KUSA – She’s not afraid of people and will even walk into their homes uninvited. Some don’t seem to mind, but others do and have reported their concerns to Colorado Parks and Wildlife.

The young, female elk is well-known to neighbors who live near Walker Ranch west of Boulder.

“I call her Maybelle,” said Somerset McCarty. “I’ve only met her three times.”

Maybelle, who some also call Marie, has visited McCarty’s home off Flagstaff Road.

“She’ll eat grass, walk on the deck, you know, check in, say hi to the dogs,” McCarty said.

McCarty has three golden retrievers, Magic, Popcorn and Powder. He recalled the first time Magic met Maybelle.

“I grabbed [Magic] right away and [Maybelle] just stood there and looked at me, but I was worried that maybe she was going to attack him,” he said. “Not at all. She was waiting for me to pet her.”

The elk McCarty calls “the shining star” of his neighborhood has been known to Colorado Parks and Wildlife for about a year and a half.

“It is our understanding based on multiple sources that a local resident picked up the elk when it was a calf and illegally and improperly raised it,” said Kristin Cannon in an email to 9NEWS.

Cannon is an Area Wildlife Manager who’s become familiar with stories of Maybelle approaching people.

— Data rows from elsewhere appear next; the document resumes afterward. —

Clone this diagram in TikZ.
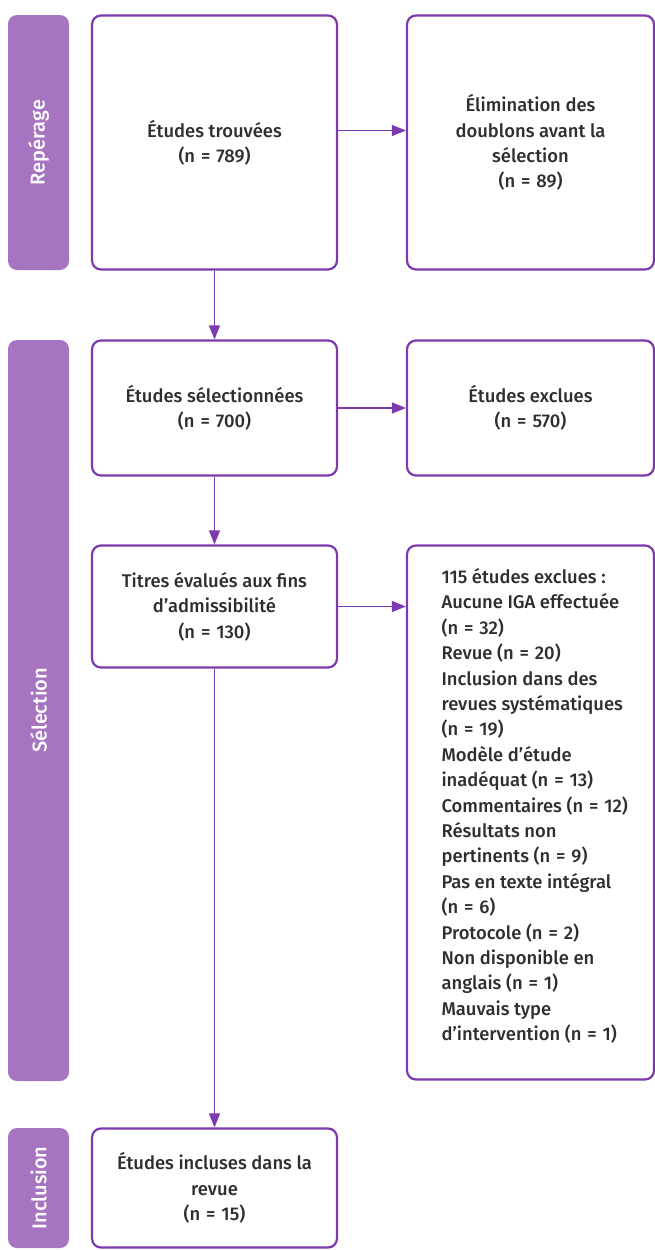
\documentclass[tikz,border=0pt]{standalone}
\usepackage{fontspec}
\setmainfont{Fira Sans Medium}
\usetikzlibrary{arrows.meta}
\definecolor{bord}{HTML}{7D3AAE}
\definecolor{side}{HTML}{A674C1}
\definecolor{txt}{HTML}{2E2E2E}
\newcommand{\eqn}{\hspace{0.32em}=\hspace{0.32em}}
\tikzset{
  sidebar/.style={fill=side, rounded corners=9pt, minimum width=61pt, draw=none},
  sidetext/.style={text=white, font=\fontsize{20}{22}\selectfont, rotate=90},
  boxnode/.style={draw=bord, line width=2.2pt, rounded corners=9pt, fill=white},
  boxtext/.style={text=txt, align=center, font=\fontsize{18.4}{25.4}\selectfont},
  conn/.style={draw=bord, line width=1.4pt, -{Triangle[length=14pt,width=11pt]}}
}
\begin{document}
\begin{tikzpicture}[x=1pt,y=-1pt]
\useasboundingbox (0,0) rectangle (655,1250);
% sidebars
\node[sidebar, minimum height=255pt] (s1) at (38.5,142.5) {};
\node[sidetext] at (s1) {Repérage};
\node[sidebar, minimum height=741pt] (s2) at (38.5,710.5) {};
\node[sidetext] at (s2) {Sélection};
\node[sidebar, minimum height=120pt] (s3) at (38.5,1188) {};
\node[sidetext] at (s3) {Inclusion};
% boxes
\node[boxnode, minimum width=245pt, minimum height=254pt] (b1) at (214.5,142.5) {};
\node[boxtext] at (b1) {Études trouvées\\(n\eqn 789)};
\node[boxnode, minimum width=247pt, minimum height=254pt] (b2) at (530.5,142.5) {};
\node[boxtext] at (b2) {Élimination des\\doublons avant la\\sélection\\(n\eqn 89)};
\node[boxnode, minimum width=245pt, minimum height=135pt] (b3) at (214.5,408) {};
\node[boxtext] at (b3) {Études sélectionnées\\(n\eqn 700)};
\node[boxnode, minimum width=247pt, minimum height=135pt] (b4) at (530.5,408) {};
\node[boxtext] at (b4) {Études exclues\\(n\eqn 570)};
\node[boxnode, minimum width=245pt, minimum height=122pt] (b5) at (214.5,606.5) {};
\node[boxtext] at (b5) {Titres évalués aux fins\\d'admissibilité\\(n\eqn 130)};
\node[boxnode, minimum width=247pt, minimum height=534pt] (b6) at (530.5,812.5) {};
\node[boxtext, align=left, anchor=west] at (438,806) {115 études exclues :\\Aucune IGA effectuée\\(n\eqn 32)\\Revue (n\eqn 20)\\Inclusion dans des\\revues systématiques\\(n\eqn 19)\\Modèle d’étude\\inadéquat (n\eqn 13)\\Commentaires (n\eqn 12)\\Résultats non\\pertinents (n\eqn 9)\\Pas en texte intégral\\(n\eqn 6)\\Protocole (n\eqn 2)\\Non disponible en\\anglais (n\eqn 1)\\Mauvais type\\d’intervention (n\eqn 1)};
\node[boxnode, minimum width=245pt, minimum height=119pt] (b7) at (214.5,1188) {};
\node[boxtext] at (b7) {Études incluses dans la\\revue\\(n\eqn 15)};
% connectors
\draw[conn] (b1.east |- 0,130.5) -- (b2.west |- 0,130.5);
\draw[conn] (b3.east) -- (b4.west);
\draw[conn] (b5.east) -- (b6.west |- b5.east);
\draw[conn] (b1.south) -- (b3.north);
\draw[conn] (b3.south) -- (b5.north);
\draw[conn] (b5.south) -- (b7.north);
\end{tikzpicture}
\end{document}
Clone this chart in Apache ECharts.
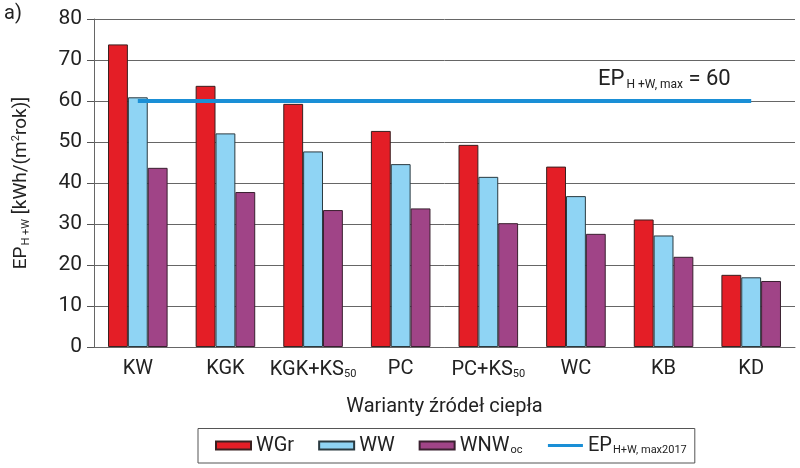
<!DOCTYPE html>
<html><head><meta charset="utf-8">
<script src="https://cdn.jsdelivr.net/npm/echarts@6/dist/echarts.min.js"></script>
<style>html,body{margin:0;padding:0;background:#fff}#c{width:800px;height:468px}</style>
</head><body><div id="c"></div>
<script>
const categories = ['KW', 'KGK', 'KGK+KS50', 'PC', 'PC+KS50', 'WC', 'KB', 'KD'];
const wgr = [73.8, 63.7, 59.3, 52.7, 49.3, 44.0, 31.1, 17.6];
const ww = [60.9, 52.1, 47.7, 44.6, 41.5, 36.8, 27.2, 17.0];
const wnw = [43.7, 37.8, 33.4, 33.8, 30.2, 27.6, 22.0, 16.1];
const epMax = [60, 60, 60, 60, 60, 60, 60, 60];
const yTicks = [0, 10, 20, 30, 40, 50, 60, 70, 80];

const FONT = "Roboto, 'Liberation Sans', sans-serif";
const chart = echarts.init(document.getElementById('c'), null, {renderer: 'canvas'});

function catLabel(v) {
  if (v === 'KGK+KS50') return '{n|KGK+KS}{s|50}';
  if (v === 'PC+KS50') return '{n|PC+KS}{s|50}';
  return '{n|' + v + '}';
}
const sub = {fontSize: 11, fontFamily: FONT, color: '#222', padding: [10, 0, 0, 0]};

chart.setOption({
  animation: false,
  textStyle: {fontFamily: FONT},
  grid: {left: 94, right: 5, top: 19, bottom: 121},
  graphic: [
    {type: 'text', left: 4, top: 4, style: {text: 'a)', fontSize: 20, fontFamily: FONT, fill: '#222'}},
    {type: 'text', left: 598, top: 68, z: 10, style: {
      text: '{n|EP}{s|H +W, max}{e| = 60}', fill: '#222',
      rich: {
        n: {fontSize: 22, fontFamily: FONT, fill: '#222'},
        s: {fontSize: 12, fontFamily: FONT, fill: '#222', padding: [12, 0, 0, 2]},
        e: {fontSize: 22, fontFamily: FONT, fill: '#222'}
      }}}
  ],
  legend: {
    bottom: 5, left: 198,
    itemWidth: 35, itemHeight: 8, itemGap: 24,
    borderColor: '#555', borderWidth: 1, padding: [7, 8, 7, 17],
    data: [
      {name: 'WGr', icon: 'rect'},
      {name: 'WW', icon: 'rect'},
      {name: 'WNWoc', icon: 'rect'},
      {name: 'EPmax2017', itemStyle: {opacity: 0}, lineStyle: {width: 3}}
    ],
    formatter: function (n) {
      if (n === 'WNWoc') return '{n|WNW}{s|oc}';
      if (n === 'EPmax2017') return '{n|EP}{s|H+W, max2017}';
      return '{n|' + n + '}';
    },
    textStyle: {
      rich: {
        n: {fontSize: 20, fontFamily: FONT, color: '#222'},
        s: {fontSize: 11, fontFamily: FONT, color: '#222', padding: [10, 0, 0, 1]}
      }
    }
  },
  xAxis: {
    type: 'category', data: categories,
    axisLine: {lineStyle: {color: '#666'}},
    axisTick: {length: 7, lineStyle: {color: '#555'}},
    axisLabel: {margin: 12, interval: 0, formatter: catLabel, rich: {
      n: {fontSize: 20, fontFamily: FONT, color: '#222'}, s: sub}},
    name: 'Warianty źródeł ciepła', nameLocation: 'middle', nameGap: 50,
    nameTextStyle: {fontSize: 20, fontFamily: FONT, color: '#222'}
  },
  yAxis: {
    type: 'value', min: 0, max: 80, interval: 10,
    axisLine: {show: true, lineStyle: {color: '#666'}},
    axisTick: {show: true, length: 7, lineStyle: {color: '#555'}},
    splitLine: {lineStyle: {color: '#666', width: 1}},
    axisLabel: {margin: 12, fontSize: 21, fontFamily: FONT, color: '#222',
      formatter: function (v) { return yTicks.indexOf(v) >= 0 ? String(v) : ''; }},
    name: '{n|EP}{s|H +W}{n| [kWh/(m}{p|2}{n|rok)]}',
    nameLocation: 'middle', nameGap: 62, nameRotate: 90,
    nameTextStyle: {rich: {
      n: {fontSize: 19, fontFamily: FONT, color: '#222'},
      s: {fontSize: 11, fontFamily: FONT, color: '#222', padding: [10, 0, 0, 1]},
      p: {fontSize: 11, fontFamily: FONT, color: '#222', padding: [0, 0, 10, 0]}
    }}
  },
  series: [
    {name: 'WGr', type: 'bar', data: wgr, barGap: '0%', barCategoryGap: '32%',
      itemStyle: {color: '#e41e26', borderColor: '#3a2020', borderWidth: 1}},
    {name: 'WW', type: 'bar', data: ww,
      itemStyle: {color: '#8fd4f4', borderColor: '#2a3a40', borderWidth: 1}},
    {name: 'WNWoc', type: 'bar', data: wnw,
      itemStyle: {color: '#a04487', borderColor: '#3a2030', borderWidth: 1}},
    {name: 'EPmax2017', type: 'line', data: epMax, symbol: 'none', z: 5,
      lineStyle: {color: '#1a8fd6', width: 4}, itemStyle: {color: '#1a8fd6'}}
  ]
});
</script></body></html>
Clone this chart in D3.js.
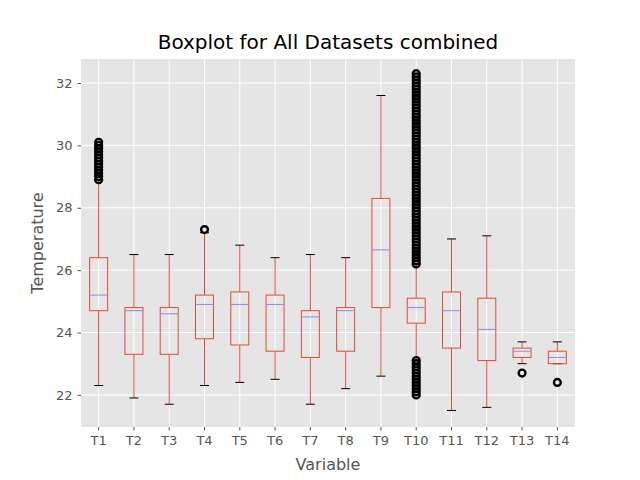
<!DOCTYPE html>
<html>
<head>
<meta charset="utf-8">
<script src="https://cdn.jsdelivr.net/npm/d3@7"></script>
<style>
  body { margin: 0; background: #fff; }
  text { font-family: "DejaVu Sans", sans-serif; }
</style>
</head>
<body>
<svg width="640" height="480"></svg>
<script>
// Box statistics
const names = ["T1","T2","T3","T4","T5","T6","T7","T8","T9","T10","T11","T12","T13","T14"];
const lowWhisker = [22.3, 21.9, 21.7, 22.3, 22.4, 22.5, 21.7, 22.2, 22.6, 23.1, 21.5, 21.6, 23.0, 23.0];
const q1 =         [24.7, 23.3, 23.3, 23.8, 23.6, 23.4, 23.2, 23.4, 24.8, 24.3, 23.5, 23.1, 23.2, 23.0];
const median =     [25.2, 24.7, 24.6, 24.9, 24.9, 24.9, 24.5, 24.7, 26.65, 24.8, 24.7, 24.1, 23.4, 23.2];
const q3 =         [26.4, 24.8, 24.8, 25.2, 25.3, 25.2, 24.7, 24.8, 28.3, 25.1, 25.3, 25.1, 23.5, 23.4];
const highWhisker =[28.9, 26.5, 26.5, 27.2, 26.8, 26.4, 26.5, 26.4, 31.6, 26.2, 27.0, 27.1, 23.7, 23.7];
// outliers (dense columns drawn as many read values)
const outliers = [
  [28.9,29.0,29.1,29.2,29.3,29.4,29.5,29.6,29.7,29.8,29.9,30.0,30.1],
  [], [], [27.3], [], [], [], [], [],
  [22.0,22.1,22.2,22.3,22.4,22.5,22.6,22.7,22.8,22.9,23.0,23.1,
   26.2,26.3,26.4,26.5,26.6,26.7,26.8,26.9,27.0,27.1,27.2,27.3,27.4,27.5,27.6,27.7,27.8,27.9,
   28.0,28.1,28.2,28.3,28.4,28.5,28.6,28.7,28.8,28.9,29.0,29.1,29.2,29.3,29.4,29.5,29.6,29.7,29.8,29.9,
   30.0,30.1,30.2,30.3,30.4,30.5,30.6,30.7,30.8,30.9,31.0,31.1,31.2,31.3,31.4,31.5,31.6,31.7,31.8,31.9,
   32.0,32.1,32.2,32.3],
  [], [], [22.7], [22.4]
];
const yTicks = [22, 24, 26, 28, 30, 32];

const margin = {left: 81, right: 65, top: 59, bottom: 53};
const width = 640, height = 480;
const svg = d3.select("svg");

const x = d3.scaleBand().domain(names).range([margin.left, width - margin.right]);
const y = d3.scaleLinear().domain([20.97, 32.77]).range([height - margin.bottom, margin.top]);

// background
svg.append("rect")
  .attr("x", margin.left).attr("y", margin.top)
  .attr("width", width - margin.left - margin.right)
  .attr("height", height - margin.top - margin.bottom)
  .attr("fill", "#E5E5E5");

// grid
svg.append("g").selectAll("line").data(yTicks).enter().append("line")
  .attr("x1", margin.left).attr("x2", width - margin.right)
  .attr("y1", d => y(d)).attr("y2", d => y(d))
  .attr("stroke", "#fff").attr("stroke-width", 1);
svg.append("g").selectAll("line").data(names).enter().append("line")
  .attr("x1", d => x(d) + x.bandwidth() / 2).attr("x2", d => x(d) + x.bandwidth() / 2)
  .attr("y1", margin.top).attr("y2", height - margin.bottom)
  .attr("stroke", "#fff").attr("stroke-width", 1);

// axes
const xAxis = svg.append("g")
  .attr("transform", "translate(0," + (height - margin.bottom) + ")")
  .call(d3.axisBottom(x).tickSize(3.5).tickPadding(5));
const yAxis = svg.append("g")
  .attr("transform", "translate(" + margin.left + ",0)")
  .call(d3.axisLeft(y).tickValues(yTicks).tickSize(3.5).tickPadding(5));
[xAxis, yAxis].forEach(a => {
  a.select(".domain").remove();
  a.selectAll("line").attr("stroke", "#555");
  a.selectAll("text").attr("fill", "#555").style("font-size", "13px").style("font-family", "DejaVu Sans");
});

const boxW = 18, capW = 9;
const cx = i => x(names[i]) + x.bandwidth() / 2;
const idx = d3.range(names.length);
const g = svg.append("g");

// whiskers
g.selectAll(".wl").data(idx).enter().append("line")
  .attr("x1", cx).attr("x2", cx)
  .attr("y1", i => y(lowWhisker[i])).attr("y2", i => y(q1[i]))
  .attr("stroke", "#E24A33");
g.selectAll(".wh").data(idx).enter().append("line")
  .attr("x1", cx).attr("x2", cx)
  .attr("y1", i => y(q3[i])).attr("y2", i => y(highWhisker[i]))
  .attr("stroke", "#E24A33");
// caps
[lowWhisker, highWhisker].forEach(arr => {
  g.selectAll(null).data(idx).enter().append("line")
    .attr("x1", i => cx(i) - capW / 2).attr("x2", i => cx(i) + capW / 2)
    .attr("y1", i => y(arr[i])).attr("y2", i => y(arr[i]))
    .attr("stroke", "#000");
});
// boxes
g.selectAll("rect.box").data(idx).enter().append("rect")
  .attr("x", i => cx(i) - boxW / 2).attr("width", boxW)
  .attr("y", i => y(q3[i])).attr("height", i => y(q1[i]) - y(q3[i]))
  .attr("fill", "none").attr("stroke", "#E24A33");
// medians
g.selectAll(".med").data(idx).enter().append("line")
  .attr("x1", i => cx(i) - boxW / 2).attr("x2", i => cx(i) + boxW / 2)
  .attr("y1", i => y(median[i])).attr("y2", i => y(median[i]))
  .attr("stroke", "#8C8CE0");
// outliers
idx.forEach(i => {
  g.selectAll(null).data(outliers[i]).enter().append("circle")
    .attr("cx", cx(i)).attr("cy", d => y(d)).attr("r", 3.4)
    .attr("fill", "none").attr("stroke", "#000").attr("stroke-width", 2.4);
});

// labels
svg.append("text").attr("x", (margin.left + width - margin.right) / 2).attr("y", 49)
  .attr("text-anchor", "middle").style("font-size", "20px").attr("fill", "#000")
  .text("Boxplot for All Datasets combined");
svg.append("text").attr("x", (margin.left + width - margin.right) / 2).attr("y", 470)
  .attr("text-anchor", "middle").style("font-size", "16px").attr("fill", "#555")
  .text("Variable");
svg.append("text").attr("transform", "translate(43," + ((margin.top + height - margin.bottom) / 2) + ") rotate(-90)")
  .attr("text-anchor", "middle").style("font-size", "16px").attr("fill", "#555")
  .text("Temperature");
</script>
</body>
</html>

“Whoever did this, created this situation and did a huge disservice to the animal and wildlife in general,” she said.

Cannon said CPW received concerning reports from neighbors worried that the elk might be dangerous.

“We have firsthand reports that she approaches people, has no fear of people, is difficult to scare away, has pushed out the screen in a window, and enters homes,” she said.

CPW received secondhand reports that people have fed the elk and that she’s pursued dog walkers and chased after cyclists. McCarty said Maybelle is friendly and harmless.

“I think overall, the neighbors really appreciate her and we don’t want anything to happen to her,” he said.

Wildlife officials appreciate the connection neighbors have made with the animal, but they’re ultimately concerned about public safety and what’s best for the animal.

“When [people] start habituating wildlife to human behavior it forces the agency’s hand in sometimes ways that we would prefer not to have to go,” said CPW spokesperson Lauren Truitt. “That could ultimately mean a euthanization of a wild animal.”

“I don’t think putting her down is even an option. I mean she is completely harmless,” McCarty said. “That would never even cross my mind.”

Truitt said CPW officers were not actively tracking the elk, but were closely monitoring the situation.

While Maybelle may not be aggressive now, her behavior could change if she breeds and gives birth to a calf. Truitt also warned that feeding wild animals can put them at a major disadvantage.

“They could end up starving themselves to death because they forget how to be a wild animal,” she said.

Truitt said people need to be good neighbors to wildlife.

“You don’t bring them in when they’re young, you don’t hand-rear them and keep them as pets,” she said.

McCarty doesn’t want to see Maybelle go. He was reluctant to speak about her in the first place, fearing publicity might encourage wildlife officials to go after her. He hasn’t seen Maybelle on his property in a while but hopes she’ll visit again.

“It puts me in complete ease,” he said. “If I’m having a bad day, if I see her, it’s absolutely wonderful.”